Gaddis published Birdman of Alcatraz in 1955. It is considered one of the nation's notable prison biographies. He explored the life of Robert Stroud, a grandson of a federal judge. Stroud was convicted of murder in Alaska and first sentenced to Leavenworth Federal prison in Kansas. After stabbing a guard to death in prison, Stroud was sentenced to life imprisonment in solitary confinement.

While in solitary in Leavenworth, Stroud became an expert on birds. He cared for them in his cell and learned independently about how to treat their diseases. He wrote Stroud's Digest of the Diseases of Birds in Leavenworth from 1939 to 1941. After he was transferred to Alcatraz, he was not allowed to keep any birds.

Gaddis's book was loosely adapted as the 1962 film Birdman of Alcatraz, starring Burt Lancaster as Stroud.

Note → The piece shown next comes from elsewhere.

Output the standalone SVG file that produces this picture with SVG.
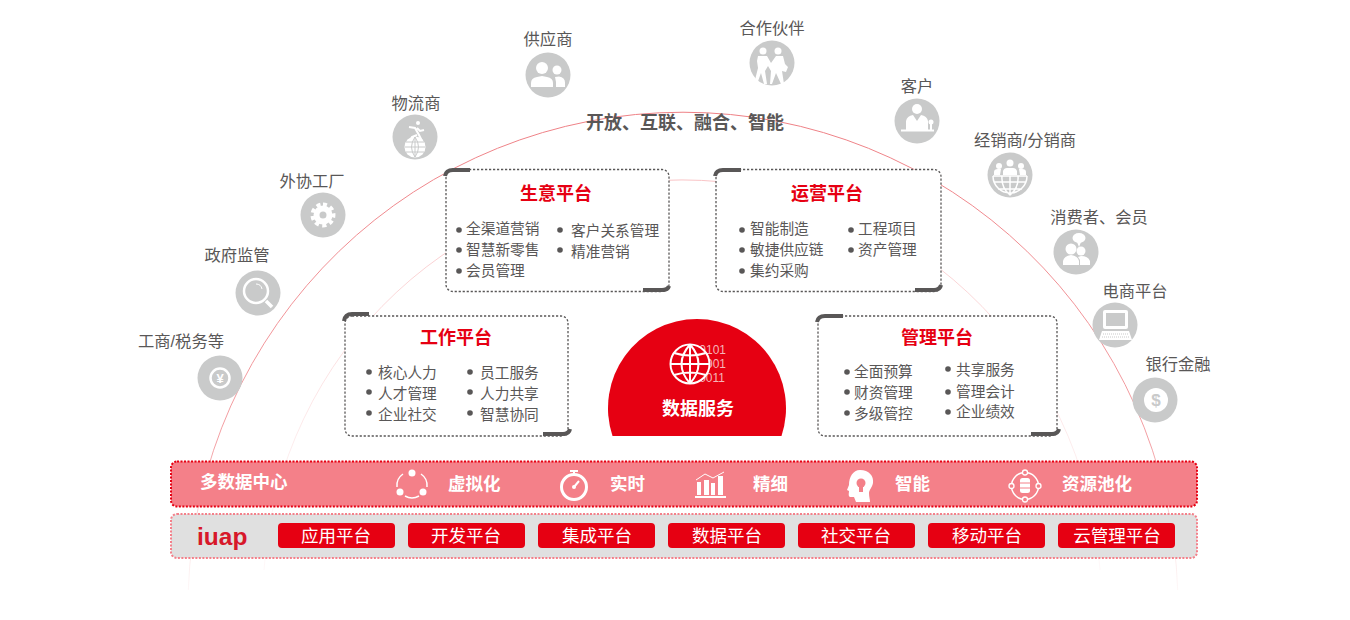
<svg xmlns="http://www.w3.org/2000/svg" width="1350" height="620" viewBox="0 0 1350 620">
<style>
text{font-family:"Liberation Sans","Noto Sans CJK SC",sans-serif}
.lbl{font-size:16.3px;fill:#595757;text-anchor:middle}
.it{font-size:14.7px;fill:#595757}
.hd{font-size:18px;font-weight:700;fill:#e60012;text-anchor:middle}
.bt{font-size:17.5px;font-weight:700;fill:#fff}
.pf{font-size:17.5px;fill:#fff;text-anchor:middle}
.dis{fill:#c9caca}
.ic{fill:#fff}
.ln{fill:none;stroke:#fff}
.box{fill:#fff;stroke:#595757;stroke-width:1.3;stroke-dasharray:2.2 1.8}
.br{fill:none;stroke:#595757;stroke-width:4}
.dot{fill:#595757}
.btn{fill:#e60012}
.bin{font-size:12px;fill:#f5b5b8;text-anchor:end}
</style>
<defs>
<linearGradient id="ga" gradientUnits="userSpaceOnUse" x1="0" y1="112" x2="0" y2="590"><stop offset="0" stop-color="#ee8085"/><stop offset="0.7" stop-color="#f3a0a4"/><stop offset="1" stop-color="#f8d8d9" stop-opacity="0.2"/></linearGradient>
<linearGradient id="gb" gradientUnits="userSpaceOnUse" x1="0" y1="188" x2="0" y2="590"><stop offset="0" stop-color="#f9c4c6"/><stop offset="1" stop-color="#fbe4e5" stop-opacity="0.2"/></linearGradient>
</defs>
<g id="connectors">
<path d="M188.300 590A495 495 0 0 1 1177.700 590" fill="none" stroke="url(#ga)" stroke-width="1"/>
<path d="M264 570A419 419 0 0 1 1100 570" fill="none" stroke="url(#gb)" stroke-width="1"/>
</g>
<text x="685" y="129" font-size="18" font-weight="700" fill="#595757" text-anchor="middle">开放、互联、融合、智能</text>

<g id="node-supplier"><text class="lbl" x="548" y="45">供应商</text><circle class="dis" cx="548" cy="75" r="22.5"/>
<circle class="ic" cx="542" cy="68" r="6"/><path class="ic" d="M531 87v-4q0-5 6-6l5-1 5 1q6 1 6 6v4z"/><circle class="ic" cx="557" cy="70" r="4.5"/><path class="ic" d="M555 77l4-.5q6 1 6 6v4.500h-9v-5z"/></g>

<g id="node-partner"><text class="lbl" x="772" y="34">合作伙伴</text><circle class="dis" cx="772" cy="63" r="22.5"/>
<circle class="ic" cx="763" cy="51" r="3.5"/><circle class="ic" cx="778" cy="51" r="3.5"/><path class="ic" d="M758 56h9l4 7 5-7h7l2 8 3 3-2 5-4-1 2 13h-3l-5-11-4 11h-2l1-13-3-5-3 5 2 13h-3l-3-11-4 11h-3l4-16-1-7z"/></g>

<g id="node-customer"><text class="lbl" x="917" y="92">客户</text><circle class="dis" cx="917" cy="121" r="22.5"/>
<circle class="ic" cx="917" cy="109" r="5"/><path class="ic" d="M906 130v-9q1-5 7-6l4 6 4-6q6 1 7 6v9z"/><rect class="ic" x="901" y="129.500" width="33" height="2"/><circle class="ic" cx="931" cy="122" r="2.500"/><rect class="ic" x="930" y="124" width="2" height="6"/></g>

<g id="node-distributor"><text class="lbl" x="1025" y="146">经销商/分销商</text><circle class="dis" cx="1010" cy="175" r="22.5"/>
<circle class="ic" cx="1010" cy="163" r="3.500"/><circle class="ic" cx="999" cy="166" r="3"/><circle class="ic" cx="1021" cy="166" r="3"/><path class="ic" d="M1003 175v-4q1-3 4-3h6q3 0 4 3v4zM994 175v-3q0-3 4-3h3l-1 6zM1026 175v-3q0-3-4-3h-3l1 6z"/><path class="ln" stroke-width="1.500" d="M993 176h34M994 182h32M998 189h24M1010 176v19M993 176a17 17 0 0 0 34 0M1002 176q-1 12 8 19q9-7 8-19"/></g>

<g id="node-consumer"><text class="lbl" x="1099" y="223">消费者、会员</text><circle class="dis" cx="1076" cy="252" r="22.5"/>
<ellipse class="ic" cx="1079" cy="238" rx="6.500" ry="5"/><path class="ic" d="M1077 242l2 5 2-5z"/><circle class="ic" cx="1071" cy="249" r="5.500"/><circle class="ic" cx="1081" cy="251" r="4.500"/><path class="ic" d="M1063 265v-4q1-5 8-6 7 1 8 6v4zM1080 265v-5l-2-3 3-1q7 0 9 5v4z"/></g>

<g id="node-ecommerce"><text class="lbl" x="1135" y="297">电商平台</text><circle class="dis" cx="1115" cy="325" r="22.5"/>
<rect class="ic" x="1103" y="310" width="25" height="19" rx="2"/><rect class="dis" x="1106" y="313" width="19" height="13"/><path class="ic" d="M1102 331h27l3 9h-33z"/><path d="M1103 334h25M1102 337h27" stroke="#c9caca" stroke-width="1" stroke-dasharray="1 1"/></g>

<g id="node-bank"><text class="lbl" x="1178" y="370">银行金融</text><circle class="dis" cx="1155" cy="400" r="22.5"/>
<circle class="ic" cx="1156" cy="400" r="12"/><text x="1156" y="406" font-size="17" font-weight="700" fill="#c9caca" text-anchor="middle">$</text></g>

<g id="node-logistics"><text class="lbl" x="416" y="109">物流商</text><circle class="dis" cx="415" cy="137" r="22.5"/>
<circle class="ic" cx="418" cy="123" r="2"/><path class="ln" stroke-width="2" d="M409 127l6 1 4 7 3 6M417 128l3 3 4-1M417 135l-5 2-1 3"/><circle class="ic" cx="415" cy="147" r="10.500"/><path fill="none" stroke="#c9caca" stroke-width="1" d="M405 147h20M406 142h18M406 152h18M415 137v20M415 137q-7 10 0 20M415 137q7 10 0 20"/></g>

<g id="node-factory"><text class="lbl" x="312" y="187">外协工厂</text><circle class="dis" cx="323" cy="215" r="22.5"/>
<circle class="ln" cx="323" cy="215" r="6.500" stroke-width="6"/><path class="ln" stroke-width="4" stroke-dasharray="4 3.330" d="M323 204.500a10.500 10.500 0 1 1-.01 0"/></g>

<g id="node-gov"><text class="lbl" x="237" y="261">政府监管</text><circle class="dis" cx="258" cy="293" r="22.5"/>
<circle class="ln" cx="256" cy="291" r="12" stroke-width="2.500"/><path class="ln" stroke-width="3.500" d="M266 301l6 6"/><path class="ln" stroke-width="1" d="M256 284q5 0 6 5"/></g>

<g id="node-tax"><text class="lbl" x="181" y="347">工商/税务等</text><circle class="dis" cx="220" cy="378" r="22.5"/>
<circle class="ln" cx="220" cy="378" r="9.500" stroke-width="2.500"/><text x="220" y="383" font-size="13" font-weight="700" fill="#fff" text-anchor="middle">¥</text></g>

<g id="node-biz">
<rect class="box" x="446" y="169.500" width="223" height="122" rx="7"/>
<path class="br" d="M445 176q1-6 8-6h17M669 286q-1 4-7 4h-19"/>
<text class="hd" x="556" y="200">生意平台</text>
<circle class="dot" cx="459" cy="230" r="2.800"/><circle class="dot" cx="459" cy="250" r="2.800"/><circle class="dot" cx="459" cy="271" r="2.800"/><circle class="dot" cx="560" cy="230" r="2.800"/><circle class="dot" cx="560" cy="250" r="2.800"/>
<text class="it" x="466" y="234">全渠道营销</text><text class="it" x="466" y="255">智慧新零售</text><text class="it" x="466" y="276">会员管理</text><text class="it" x="571" y="236">客户关系管理</text><text class="it" x="571" y="257">精准营销</text>
</g>

<g id="node-ops">
<rect class="box" x="716" y="169.500" width="225" height="122" rx="7"/>
<path class="br" d="M715 176q1-6 8-6h18M941 285q-1 5-7 5h-19"/>
<text class="hd" x="827" y="200">运营平台</text>
<circle class="dot" cx="742" cy="230" r="2.800"/><circle class="dot" cx="742" cy="250" r="2.800"/><circle class="dot" cx="742" cy="271" r="2.800"/><circle class="dot" cx="851" cy="230" r="2.800"/><circle class="dot" cx="851" cy="250" r="2.800"/>
<text class="it" x="750" y="234">智能制造</text><text class="it" x="750" y="255">敏捷供应链</text><text class="it" x="750" y="276">集约采购</text><text class="it" x="858" y="234">工程项目</text><text class="it" x="858" y="255">资产管理</text>
</g>

<g id="node-work">
<rect class="box" x="345" y="316" width="223" height="120" rx="7"/>
<path class="br" d="M344 321q1-7 8-7h17M570 429q-1 5-7 5h-20"/>
<text class="hd" x="456" y="344">工作平台</text>
<circle class="dot" cx="369" cy="372" r="2.800"/><circle class="dot" cx="369" cy="392" r="2.800"/><circle class="dot" cx="369" cy="413" r="2.800"/><circle class="dot" cx="470" cy="372" r="2.800"/><circle class="dot" cx="470" cy="392" r="2.800"/><circle class="dot" cx="470" cy="413" r="2.800"/>
<text class="it" x="378" y="378">核心人力</text><text class="it" x="378" y="399">人才管理</text><text class="it" x="378" y="420">企业社交</text><text class="it" x="480" y="378">员工服务</text><text class="it" x="480" y="399">人力共享</text><text class="it" x="480" y="420">智慧协同</text>
</g>

<g id="node-mgmt">
<rect class="box" x="818" y="316" width="239" height="120" rx="7"/>
<path class="br" d="M817 322q1-6 8-6h18M1059 429q-1 5-7 5h-21"/>
<text class="hd" x="937" y="344">管理平台</text>
<circle class="dot" cx="847" cy="372" r="2.800"/><circle class="dot" cx="847" cy="392" r="2.800"/><circle class="dot" cx="847" cy="413" r="2.800"/><circle class="dot" cx="948" cy="369" r="2.800"/><circle class="dot" cx="948" cy="392" r="2.800"/><circle class="dot" cx="948" cy="412" r="2.800"/>
<text class="it" x="854" y="377">全面预算</text><text class="it" x="854" y="398">财资管理</text><text class="it" x="854" y="419">多级管控</text><text class="it" x="956" y="375">共享服务</text><text class="it" x="956" y="397">管理会计</text><text class="it" x="956" y="417">企业绩效</text>
</g>

<g id="node-data">
<path fill="#e60012" d="M612.500 436A89 89 0 1 1 781.500 436Z"/>
<text class="bin" x="726" y="354">0101</text><text class="bin" x="726" y="368">1001</text><text class="bin" x="725" y="382">0011</text>
<circle cx="690" cy="364" r="19.500" fill="#e60012" stroke="#fff" stroke-width="2"/>
<path class="ln" stroke-width="2" d="M690 344.500v39M670.500 364h39M674 353q16 5 32 0M674 375q16-5 32 0M690 344.500q-17 19.500 0 39M690 344.500q17 19.500 0 39"/>
<text x="698" y="415" font-size="18" font-weight="700" fill="#fff" text-anchor="middle">数据服务</text>
</g>

<g id="node-multidata">
<rect x="171" y="461.500" width="1026" height="45" rx="6" fill="#f48089" stroke="#e60012" stroke-width="2" stroke-dasharray="2 1.500"/>
<text class="bt" x="200" y="488">多数据中心</text>
<text class="bt" x="448" y="490">虚拟化</text><text class="bt" x="610" y="490">实时</text><text class="bt" x="753" y="490">精细</text><text class="bt" x="895" y="490">智能</text><text class="bt" x="1062" y="490">资源池化</text>
<path class="ln" stroke-width="1.500" d="M403 474a14 14 0 0 0-6 13M405 496a14 14 0 0 0 14 0M421 474a14 14 0 0 1 6 13"/>
<circle class="ic" cx="412" cy="473" r="3.500"/><circle class="ic" cx="400" cy="492" r="3.500"/><circle class="ic" cx="423" cy="492" r="3.500"/>
<circle class="ln" cx="574" cy="487" r="12.500" stroke-width="3"/><path class="ln" stroke-width="2" d="M570 471h8M574 471v4M574 487l5-6"/><circle class="ic" cx="574" cy="487" r="2"/>
<path class="ic" d="M695 496h31v2h-31zM697 482h4v13h-4zM704 480h5v15h-5zM711 483h4v12h-4zM718 476h5v19h-5z"/><path class="ln" stroke-width="1" d="M696 480l9-6 8 4 11-6"/>
<path class="ic" d="M860 470c9 0 14 6 13 13-1 5-4 7-4 10 0 4 1 6 1 9h-14l-2-5h-4c-2-1-1-4-1-6l-2-1 2-5c0-8 4-15 11-15z"/><circle cx="861" cy="483" r="4.500" fill="#f48089"/><rect x="859" y="487" width="4" height="5" fill="#f48089"/>
<circle class="ln" cx="1025" cy="486" r="13.500" stroke-width="1.500"/><circle cx="1025" cy="472.500" r="2.500" fill="#f48089" stroke="#fff" stroke-width="1.300"/><circle cx="1025" cy="499.500" r="2.500" fill="#f48089" stroke="#fff" stroke-width="1.300"/><circle cx="1011.500" cy="486" r="2.500" fill="#f48089" stroke="#fff" stroke-width="1.300"/><circle cx="1038.500" cy="486" r="2.500" fill="#f48089" stroke="#fff" stroke-width="1.300"/>
<rect class="ic" x="1020" y="478" width="10" height="15" rx="2.500"/><path d="M1020 483h10M1020 488h10" stroke="#f48089" stroke-width="1"/>
</g>

<g id="node-iuap">
<rect x="171" y="514" width="1026" height="44" rx="6" fill="#e0e0e0" stroke="#f4808a" stroke-width="2" stroke-dasharray="2 1.500"/>
<text x="197" y="545" font-size="24.500" font-weight="700" fill="#d7182a">iuap</text>
<rect class="btn" x="278" y="523" width="117" height="25" rx="4"/><text class="pf" x="336" y="542">应用平台</text>
<rect class="btn" x="408" y="523" width="117" height="25" rx="4"/><text class="pf" x="466" y="542">开发平台</text>
<rect class="btn" x="538" y="523" width="117" height="25" rx="4"/><text class="pf" x="597" y="542">集成平台</text>
<rect class="btn" x="668" y="523" width="117" height="25" rx="4"/><text class="pf" x="727" y="542">数据平台</text>
<rect class="btn" x="798" y="523" width="117" height="25" rx="4"/><text class="pf" x="856" y="542">社交平台</text>
<rect class="btn" x="928" y="523" width="117" height="25" rx="4"/><text class="pf" x="987" y="542">移动平台</text>
<rect class="btn" x="1058" y="523" width="117" height="25" rx="4"/><text class="pf" x="1117" y="542">云管理平台</text>
</g>
</svg>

Gaddis was portrayed by Edmond O'Brien.

Gaddis is known for the following quote:

"Alcatraz, the federal prison with a name like the blare of a trombone, is a black molar in the jawbone of the nation's prison system."

=== Later career ===
Later in life, Gaddis worked as an educator at Reed College from 1962 to 1965, as well as a court consultant and psychologist, in addition to writing.

== Death ==
Gaddis died in Portland, Oregon, on October 10, 1984, at age 76.